‘Jane’ magnolia flowers early in the spring so that occasionally blooms are damaged by late freezes, but it also flowers sporadically through the summer (above). In July the flower buds fade in the heat before opening fully, and a handful of blooms on a large shrubby tree make little impact.
There is little danger that the blooms of drumstick allium (Allium sphaerocephalum, above) will be lost in dense foliage. The robin’s egg sized red-purple flowers stand firmly on gently nodding stems for weeks late June into July. The small bulbs are inexpensive so that twenty or a hundred hover handsomely just above the foliage of daylilies or other low growing perennials.
Fiery red blooms emerge just above clumps of sword-like foliage of Croscosmia (Crocosmia x crocosmiiflora ‘Lucifer’, above) that arches over a dwarf blue spruce in the garden. The small bulbs were planted in full sun twenty years ago, but neighboring evergreens have grown so that the roots are fully shaded and the foliage must take a few twists and turns to find any meager amount of sunlight. Still, the clump increases in size by a bit each year, and it flowers dependably.
Earlier in the spring I divided the offsets from bulbs of ‘Sparkling Burgundy’ pineapple lily (Eucomis comosa ‘Sparkling Burgundy’, above). The bulbs were planted beside a variegated caryopteris that has spread enough that the bulbs are partially hidden. With the clump doubling in size this spring there was no reason to leave them in place, where they could barely be seen.

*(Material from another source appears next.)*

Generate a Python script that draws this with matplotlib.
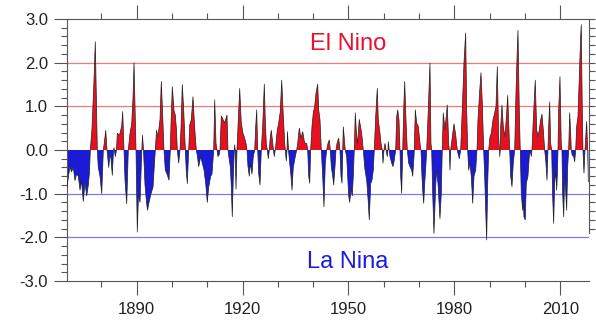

As soon as the new dark burgundy foliage emerged I dug the mass of bulbs and offsets, and broke the clump into two pieces. One part was replaced and the other moved where it will be enjoyed more readily. Both clumps seem healthy, and the distinctive pineapple shaped blooms are a week or two from their peak. From start to finish the pineapple shaped blooms are ornamental for more than a month, and the burgundy colored foliage is delightful even if the bloom was unremarkable.
The hanging, bell-like blooms of Galtonia (Galtonia viridiflora, above) stand like a candelabra above the foliage, and I regret that I planted these marvelous bulbs where they are not more easily seen. With my autumn bulb purchases I’ll be certain to plant a few more.